The debtor has proposed a Chapter 13 plan calling for plan payments of $310.00 per month for 52 months, and then $825.22 per month for the final eight months. While no evidence was introduced regarding the increase in the plan payment, the Court assumes the non-filing spouse’s car payment for his 2012 Ford Truck ends in month 52 and those funds would become available for the higher plan payment. The debtor is above median income and her applicable commitment period is 60 months; accordingly, this debtor must propose a 60 month plan. The proposed plan is a “pot” plan, with unsecured non-priority creditors receiving an estimated 21% of their claims. The total proposed pot is $9,500.00.

The debtor’s Chapter 13 Statement of Current Monthly Income and Calculation of Commitment Period, together with the Chapter 13 Calculation of Your Disposable Income, discloses the following: a family size of two, average monthly income for the debtor of $2,582.85, and average monthly income for the non-filing spouse of $3,445.20.

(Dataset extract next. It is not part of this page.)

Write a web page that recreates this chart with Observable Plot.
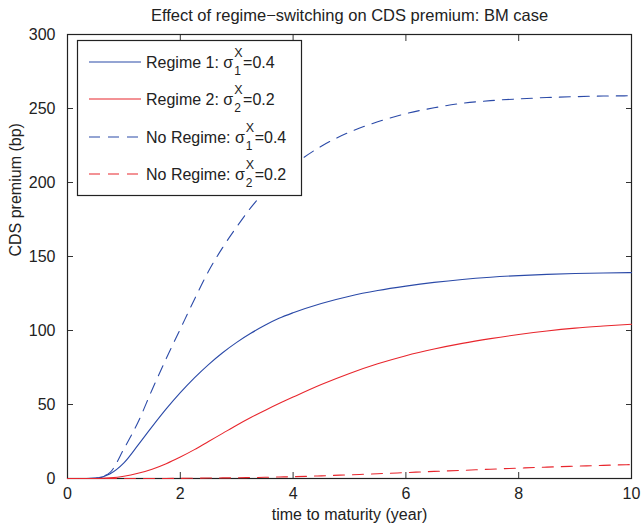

Some of the important issues the Court must address in this matter include the interplay between the “mechanical” calculation in the means test and confirmation of the debtor’s Chapter 13 plan, the balancing of the debtor’s expenses under the means test, and this Court’s authority to sua sponte raise an objection to the debtor’s budget, particularly when it concerns a specific line item expense. Prior to the enactment of the Bankruptcy Abuse Prevention and Consumer Protection Act of 2005 (“BAPCPA”), disposable income was defined in 11 U.S.C. § 1325(b)(2) as “income which is received by the debtor and which is not reasonably necessary to be expended for the maintenance or support of the debtor or a dependent of the debtor.” A debtor was then required to pay that disposable income for not less than 36 months (unless unsecured creditors were paid in full sooner), but not more than 60 months. BAPCPA changed the definition of “disposable income” and instituted a “means test” referenced in 11 U.S.C. § 1325(b)(2), which partly incorporates 11 U.S.C. § 707(b)(2). Specifically, 11 U.S.C. § 707(b)(2)(A)(ii)-(iv) describes certain monthly expenses which “shall be the debtor’s applicable monthly expenses” for an above median income debtor.